Always activate the ALICE conda environment before usage. To do this, run:
$ conda activate ALICE
To process your .wav files containing the audio of interest, run:
$ ./run_ALICE.sh <data_location>
where <data_location> = folder of .wavs, path to a .wav, or path to a .txt file with a list of .wav paths, one per row.
For GPU use during diarization , use
$ ./run_ALICE.sh <data_location> gpu
Note that the use of GPU will speed up diarization substantially, but this will require CUDA toolkit and a compatible GPU.
After the processing is complete, linguistic unit estimates for each input audio file will be written to ALICE_output.txt
inside ALICE main directory. Diarization outputs will be written to diarization_output.rttm
inside the same directory.
In addition, utterance-level outputs for detected adult speech can be found from ALICE_output_utterances.txt
, where each row corresponds to one utterance detected by the diarizer together with its estimated phoneme, syllable, and word counts. Timestamps appended to the filenames are of form <onset_time_in_ms x 10> _ <offset_time_in_ms x 10>, as measured from the beginning of each audio file. For instance, <filename>_0000062740_0000096150.wav
stands for an utterance in <filename.wav>
that started at 6.274 seconds and ended at 9.615 seconds.

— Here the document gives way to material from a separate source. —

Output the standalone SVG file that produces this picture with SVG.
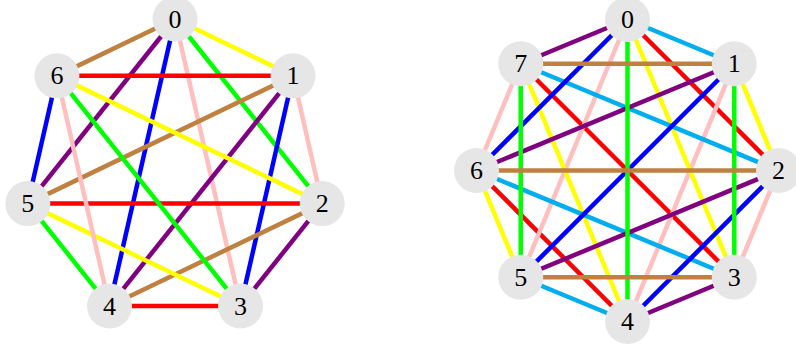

NOTE: utterance-level unit count estimates are not meant to be precise at short time-scales, but they can be used to create aggregate measures of unit counts for desired time windows shorter than the full (e.g., daylong) recordings. At 2 minutes of audio, correlation with "real" linguistic unit counts should be around r = 0.75-0.90 depending on the data and language (see the ALICE paper for evaluation).
When done, deactivate the environment with
$ conda deactivate
Notes:
- ALICE will require empty hard disk space equal to approx. the size of the .wavs to be processed.